Alors constatons – en renversement de ce qui en avait toujours constitué le fondement – qu’il existe bien aujourd’hui dans les civilisations occidentales (et cela englobe aussi, par exemple, les Émirats arabes) une nouvelle morale, qui a depuis quelques années totalement supplanté l’ancienne. Morale fondée désormais sur l’argent, donc, par conséquence directe,
sur le crime. » C’est à contre-courant de cette nouvelle morale que pourrait encore surgir une littérature. Que le sentiment érotique pourrait subsister.
« Que peut donc être devenu l’érotisme, en général, dans ce changement majeur de la société. Je n’en sais pas grand-chose, écrit encore Jean-Jacques Pauvert. Peut-être, et certains indices paraissent le suggérer, subsiste-t-il en secret, dans l’ombre personnelle de quelques individualités. Rendu, en somme, à cette ombre originelle d’où quelques révoltes très circonscrites avaient voulu le tirer, en quelques circonstances historiques que nous avons tenté de retracer ? »
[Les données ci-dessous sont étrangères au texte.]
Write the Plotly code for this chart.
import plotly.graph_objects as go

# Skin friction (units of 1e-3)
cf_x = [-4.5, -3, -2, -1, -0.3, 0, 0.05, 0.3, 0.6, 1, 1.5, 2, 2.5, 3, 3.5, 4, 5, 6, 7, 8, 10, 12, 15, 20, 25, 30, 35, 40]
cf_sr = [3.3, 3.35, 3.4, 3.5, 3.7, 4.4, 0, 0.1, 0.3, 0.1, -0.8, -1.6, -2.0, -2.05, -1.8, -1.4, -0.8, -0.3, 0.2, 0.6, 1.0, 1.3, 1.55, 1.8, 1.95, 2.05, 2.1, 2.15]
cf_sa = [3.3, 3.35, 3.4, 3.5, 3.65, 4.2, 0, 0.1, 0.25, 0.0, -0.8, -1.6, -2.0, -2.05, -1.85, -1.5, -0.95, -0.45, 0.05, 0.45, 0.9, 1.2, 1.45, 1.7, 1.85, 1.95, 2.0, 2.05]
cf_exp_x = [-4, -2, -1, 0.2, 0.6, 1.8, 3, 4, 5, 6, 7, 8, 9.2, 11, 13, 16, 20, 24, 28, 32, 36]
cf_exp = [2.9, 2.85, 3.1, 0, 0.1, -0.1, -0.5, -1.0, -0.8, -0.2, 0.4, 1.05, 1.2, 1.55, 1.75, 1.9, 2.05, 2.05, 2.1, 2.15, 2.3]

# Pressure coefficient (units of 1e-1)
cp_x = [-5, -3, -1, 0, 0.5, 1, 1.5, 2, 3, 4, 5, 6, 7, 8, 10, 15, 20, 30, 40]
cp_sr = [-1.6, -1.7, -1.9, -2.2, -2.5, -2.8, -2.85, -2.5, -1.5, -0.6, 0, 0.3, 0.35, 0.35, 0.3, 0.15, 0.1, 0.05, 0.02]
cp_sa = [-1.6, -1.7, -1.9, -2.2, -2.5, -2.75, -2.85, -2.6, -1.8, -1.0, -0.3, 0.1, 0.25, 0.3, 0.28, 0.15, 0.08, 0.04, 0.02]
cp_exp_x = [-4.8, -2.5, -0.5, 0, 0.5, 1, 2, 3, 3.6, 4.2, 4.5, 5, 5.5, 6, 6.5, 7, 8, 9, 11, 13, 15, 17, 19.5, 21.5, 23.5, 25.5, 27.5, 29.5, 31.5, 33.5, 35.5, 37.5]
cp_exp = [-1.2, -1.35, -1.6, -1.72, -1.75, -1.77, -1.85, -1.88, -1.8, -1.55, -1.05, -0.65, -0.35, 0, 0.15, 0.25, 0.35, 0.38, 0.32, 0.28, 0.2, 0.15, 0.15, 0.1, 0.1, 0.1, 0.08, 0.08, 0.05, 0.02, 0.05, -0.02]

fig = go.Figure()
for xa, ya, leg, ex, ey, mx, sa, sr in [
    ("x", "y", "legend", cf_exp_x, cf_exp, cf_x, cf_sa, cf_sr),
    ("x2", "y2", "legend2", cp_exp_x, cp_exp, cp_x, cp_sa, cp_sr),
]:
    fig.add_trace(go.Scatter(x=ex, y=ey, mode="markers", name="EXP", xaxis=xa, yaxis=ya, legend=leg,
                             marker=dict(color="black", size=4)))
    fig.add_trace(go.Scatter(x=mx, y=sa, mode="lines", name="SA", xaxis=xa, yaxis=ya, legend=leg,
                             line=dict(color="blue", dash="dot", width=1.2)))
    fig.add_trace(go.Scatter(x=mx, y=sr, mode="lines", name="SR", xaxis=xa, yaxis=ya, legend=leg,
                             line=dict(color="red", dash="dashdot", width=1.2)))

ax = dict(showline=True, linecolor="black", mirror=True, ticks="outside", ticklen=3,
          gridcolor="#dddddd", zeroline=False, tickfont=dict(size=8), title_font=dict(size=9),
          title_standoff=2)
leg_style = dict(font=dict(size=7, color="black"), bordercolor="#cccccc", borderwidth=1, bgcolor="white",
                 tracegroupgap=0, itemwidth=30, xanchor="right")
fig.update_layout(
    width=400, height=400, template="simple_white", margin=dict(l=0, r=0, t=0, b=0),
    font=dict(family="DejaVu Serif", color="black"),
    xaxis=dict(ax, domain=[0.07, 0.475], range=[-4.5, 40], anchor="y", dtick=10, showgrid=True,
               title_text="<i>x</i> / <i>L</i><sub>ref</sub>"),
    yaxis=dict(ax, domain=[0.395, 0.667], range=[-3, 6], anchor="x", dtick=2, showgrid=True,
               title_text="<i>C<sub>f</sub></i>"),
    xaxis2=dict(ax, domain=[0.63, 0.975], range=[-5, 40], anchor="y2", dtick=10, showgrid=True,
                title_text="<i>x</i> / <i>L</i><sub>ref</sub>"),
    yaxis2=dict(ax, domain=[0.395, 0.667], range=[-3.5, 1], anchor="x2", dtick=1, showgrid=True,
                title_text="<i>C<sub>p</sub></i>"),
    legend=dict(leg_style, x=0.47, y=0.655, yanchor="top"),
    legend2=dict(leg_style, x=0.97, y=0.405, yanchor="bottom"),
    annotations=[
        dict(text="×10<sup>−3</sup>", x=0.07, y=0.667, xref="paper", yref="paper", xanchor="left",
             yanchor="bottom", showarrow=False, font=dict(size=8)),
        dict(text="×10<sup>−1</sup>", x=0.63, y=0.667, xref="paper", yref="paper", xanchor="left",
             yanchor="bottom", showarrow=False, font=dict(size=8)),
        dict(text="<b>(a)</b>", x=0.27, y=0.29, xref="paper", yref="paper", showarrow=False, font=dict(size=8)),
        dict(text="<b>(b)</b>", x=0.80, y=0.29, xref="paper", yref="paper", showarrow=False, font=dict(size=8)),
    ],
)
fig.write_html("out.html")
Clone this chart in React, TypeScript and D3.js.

C’est au final dans les derniers chapitres de l’ouvrage, Métamorphose du sentiment érotique, que Pauvert est le meilleur car, pour en arriver à ces conclusions, il donne un trop rapide aperçu de l’érotisme à travers les siècles et les civilisations qui laisse souvent sur sa faim. Malgré de bons passages et des citations qui nous ravissent, ce livre qui condense en quelque sorte l’énorme Anthologie historique des lectures érotiques qu’il a rédigée pendant une vingtaine d’années, va trop vite, décrivant parfois un siècle de littérature en deux pages. Pauvert en est d’ailleurs bien conscient, qui écrit dans son introduction :
« À la demande des éditions Jean-Claude Lattès, j’ai repris l’année dernière ces essais résumés de ce gigantesque travail, de dimensions si différentes. À les relire, leurs défauts réapparurent tout de suite : condensation excessive, d’où lacunes ou obscurités… Mais aussi, en fin de compte, quelques qualités : aperçus des divers nouveaux éclairages dont je parlais, auxquels donc s’en étaient ajoutés d’autres, inédits, surprenants. »

Malgré cela, nous devons tirer notre chapeau à l’infatigable éditeur et découvreur de textes précieux qui, sans lui, seraient sans doute demeurés dans l’enfer des bibliothèques.

Jean-Jacques Pauvert, Métamorphose du sentiment érotique, JC Lattès, 350 pages.